While all of the above may sound like common sense, much of educational practice in recent decades stands in the way of the kind of rich, content-specific, and teacher-led instruction Didau is advocating. In fact, Didau positions the teacher as essential player in the learning process (very much the “sage on the stage” and not merely the “guide on the side”). In contrast to teaching approaches that place a major emphasis on student agency, collaborative learning, and “real-world relevancy” (whatever that means), Didau argues for a traditional model of instruction whereby the teacher as content-area expert explains new material, models new skill and application of knowledge, and carefully directs students through scaffolded levels of practice until independence is achieved.

Didau doesn’t necessarily reject project-based learning, group work, or “21st century skills” as wastes of time, but argues that spending energy on these strategies is far less effective and efficient than teacher-led instruction. Lest the reader think Didau’s methods would lead to rote memorization of facts, he presents a powerful argument that embedding new knowledge into students long-term memory is inseparable from teaching them how to think critically and creatively. “Creativity requires form,” he argues, illustrating how masterful artists spend years learning techniques and styles so that they can actually deviate from them.

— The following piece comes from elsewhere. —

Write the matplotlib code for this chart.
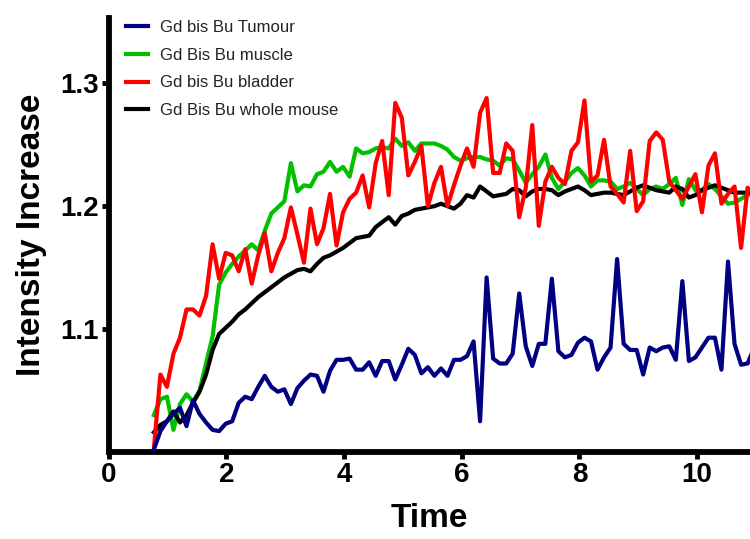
import numpy as np
import matplotlib
matplotlib.use('Agg')
import matplotlib.pyplot as plt

plt.rcParams['font.family'] = ['Liberation Sans', 'DejaVu Sans']

# 測定時間（分）: 0.767 から約 0.111 分おきのサンプリング
time = np.round(0.767 + 0.1109 * np.arange(93), 3)

tumour = [1.002, 1.017, 1.025, 1.031, 1.036, 1.021, 1.042, 1.031, 1.024, 1.018,
          1.017, 1.023, 1.025, 1.040, 1.045, 1.043, 1.053, 1.062, 1.053, 1.049,
          1.051, 1.039, 1.052, 1.058, 1.063, 1.062, 1.049, 1.066, 1.075, 1.075,
          1.076, 1.067, 1.067, 1.073, 1.062, 1.074, 1.074, 1.059, 1.071, 1.084,
          1.079, 1.064, 1.069, 1.062, 1.068, 1.062, 1.075, 1.075, 1.078, 1.090,
          1.025, 1.142, 1.076, 1.072, 1.072, 1.080, 1.129, 1.086, 1.070, 1.088,
          1.088, 1.141, 1.082, 1.077, 1.079, 1.089, 1.093, 1.090, 1.067, 1.077,
          1.085, 1.157, 1.088, 1.083, 1.083, 1.063, 1.085, 1.082, 1.085, 1.086,
          1.075, 1.139, 1.074, 1.077, 1.085, 1.093, 1.093, 1.067, 1.155, 1.088,
          1.071, 1.072, 1.085]

muscle = [1.030, 1.043, 1.045, 1.018, 1.039, 1.047, 1.041, 1.050, 1.072, 1.094,
          1.136, 1.146, 1.153, 1.159, 1.164, 1.169, 1.164, 1.180, 1.194, 1.199,
          1.204, 1.235, 1.212, 1.217, 1.216, 1.226, 1.228, 1.236, 1.228, 1.232,
          1.224, 1.247, 1.243, 1.244, 1.247, 1.248, 1.247, 1.255, 1.249, 1.252,
          1.245, 1.251, 1.251, 1.251, 1.249, 1.246, 1.240, 1.237, 1.239, 1.240,
          1.240, 1.238, 1.237, 1.233, 1.239, 1.238, 1.229, 1.219, 1.226, 1.232,
          1.242, 1.223, 1.214, 1.220, 1.227, 1.231, 1.225, 1.216, 1.221, 1.221,
          1.220, 1.214, 1.216, 1.219, 1.214, 1.209, 1.214, 1.216, 1.214, 1.218,
          1.223, 1.201, 1.222, 1.213, 1.213, 1.218, 1.214, 1.208, 1.202, 1.203,
          1.206, 1.209, 1.211]

bladder = [1.003, 1.063, 1.053, 1.080, 1.093, 1.116, 1.116, 1.111, 1.127, 1.169,
           1.141, 1.162, 1.160, 1.147, 1.165, 1.137, 1.160, 1.178, 1.147, 1.162,
           1.174, 1.199, 1.177, 1.154, 1.198, 1.169, 1.182, 1.210, 1.168, 1.195,
           1.206, 1.211, 1.225, 1.199, 1.235, 1.253, 1.209, 1.284, 1.272, 1.225,
           1.236, 1.249, 1.200, 1.219, 1.232, 1.200, 1.217, 1.233, 1.247, 1.232,
           1.276, 1.288, 1.227, 1.227, 1.251, 1.245, 1.191, 1.215, 1.266, 1.184,
           1.220, 1.232, 1.223, 1.218, 1.245, 1.252, 1.286, 1.220, 1.225, 1.254,
           1.216, 1.210, 1.203, 1.245, 1.196, 1.204, 1.253, 1.260, 1.254, 1.220,
           1.213, 1.206, 1.216, 1.226, 1.195, 1.233, 1.243, 1.202, 1.210, 1.216,
           1.166, 1.215, 1.210]

whole_mouse = [1.016, 1.022, 1.025, 1.033, 1.024, 1.030, 1.040, 1.049, 1.063, 1.083,
               1.096, 1.101, 1.106, 1.112, 1.116, 1.121, 1.126, 1.130, 1.134, 1.138,
               1.142, 1.145, 1.148, 1.149, 1.147, 1.153, 1.158, 1.160, 1.163, 1.166,
               1.170, 1.174, 1.175, 1.176, 1.183, 1.187, 1.191, 1.185, 1.192, 1.194,
               1.197, 1.198, 1.199, 1.200, 1.202, 1.200, 1.198, 1.202, 1.209, 1.207,
               1.216, 1.212, 1.208, 1.209, 1.210, 1.214, 1.213, 1.208, 1.212, 1.214,
               1.214, 1.213, 1.209, 1.212, 1.214, 1.216, 1.213, 1.209, 1.210, 1.211,
               1.211, 1.210, 1.209, 1.212, 1.215, 1.217, 1.215, 1.213, 1.212, 1.211,
               1.216, 1.214, 1.207, 1.209, 1.213, 1.215, 1.217, 1.215, 1.213, 1.211,
               1.211, 1.211, 1.212]

labels = ['Gd bis Bu Tumour', 'Gd Bis Bu muscle', 'Gd bis Bu bladder', 'Gd Bis Bu whole mouse']
x_ticks = [0, 2, 4, 6, 8, 10]
y_ticks = [1.1, 1.2, 1.3]

fig = plt.figure(figsize=(7.5, 5.39), dpi=100)
ax = fig.add_axes([0.145, 0.1614, 0.855, 0.805])

lw = 3.0
h_t, = ax.plot(time, tumour, color='#000080', lw=lw, zorder=5)
h_m, = ax.plot(time, muscle, color='#00c000', lw=lw, zorder=2)
h_b, = ax.plot(time, bladder, color='#ff0000', lw=lw, zorder=4)
h_w, = ax.plot(time, whole_mouse, color='black', lw=lw, zorder=3)

ax.set_xlim(0, 10.9)
ax.set_ylim(1.0, 1.353)
ax.set_xticks(x_ticks)
ax.set_yticks(y_ticks)
ax.set_yticklabels([f'{v:.1f}' for v in y_ticks])

for s in ['top', 'right']:
    ax.spines[s].set_visible(False)
for s in ['left', 'bottom']:
    ax.spines[s].set_linewidth(4.2)
ax.tick_params(width=3.5, length=5, direction='out', pad=2,
               labelsize=20)
for lab in ax.get_xticklabels() + ax.get_yticklabels():
    lab.set_fontweight('bold')

ax.set_xlabel('Time', fontsize=24, fontweight='bold', labelpad=11)
ax.set_ylabel('Intensity Increase', fontsize=24, fontweight='bold', labelpad=10)

leg = ax.legend([h_t, h_m, h_b, h_w], labels, loc='upper left',
                bbox_to_anchor=(0.017, 1.011), frameon=False, fontsize=12,
                handlelength=1.3, handletextpad=0.7, labelspacing=0.76,
                borderaxespad=0)
for t in leg.get_texts():
    t.set_color('#222222')
for l in leg.get_lines():
    l.set_linewidth(3.0)

fig.savefig('out.png', dpi=100)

As an advocate for formative assessment strategies, I found What If Everything You Knew About Education Was Wrong? compelling on multiple levels. Didau offers several pages of his book to formative assessment expert Dylan Wiliam, who agrees with Didau that there are many ways of oversimplifying and misusing formative assessment while still making a strong case that, whatever its limitations, teachers and students benefit from having more data about their learning progress than less.

Didau does not argue against assessment, but shifts the emphasis in how assessment is used. Specifically, he argues that regular testing of previously-taught material is itself one of the most powerful means of helping students relearn and therefore master new knowledge. So he advocates for less re-teaching and lots more retesting of previously-taught material.

Related to this, I found Didau’s ideas challenging to my keen interest in helping teachers create more personalized learning environments. I’ve recently become concerned about some of the excesses in the personalized learning movement that have de-emphasized the important role of knowledge in favor of teaching generic skills (as if those could be separated from domain-specific content), but still feel that instruction needs to be far more directed to individual students’ readiness levels relative to a clear and rigorous curriculum. But if Didau is correct, it’s far more difficult to actually establish a child’s readiness level that I assumed, and students may actually benefit greatly from being regularly reintroduced to content they or their teacher think they have already mastered.

Perhaps there is more room here for whole class instruction than I’ve previously considered, and perhaps the key really is ensuring that no matter how many times a student has encountered a concept, the learning must be deliberately difficult enough to cause the student to struggle, but always with the actual possibility of supported success.

I believe all teachers and school administrators would benefit from reading What If Everything You Knew About Education Was Wrong? and struggling with the questions David Didau raises. Alongside recent works by E. D. Hirsch (reviewed here) and Daisy Christodoulou (reviewed here), Didau’s book makes a strong case for a rigorous and well-planned curriculum and thoughtful teacher-led classrooms.

Usual disclaimer: All views expressed on this website are mine alone and do not reflect the opinions of Western Kentucky University (where I serve as associate professor of educational administration, leadership, and research) or the Kentucky Board of Education (where I serve as a member).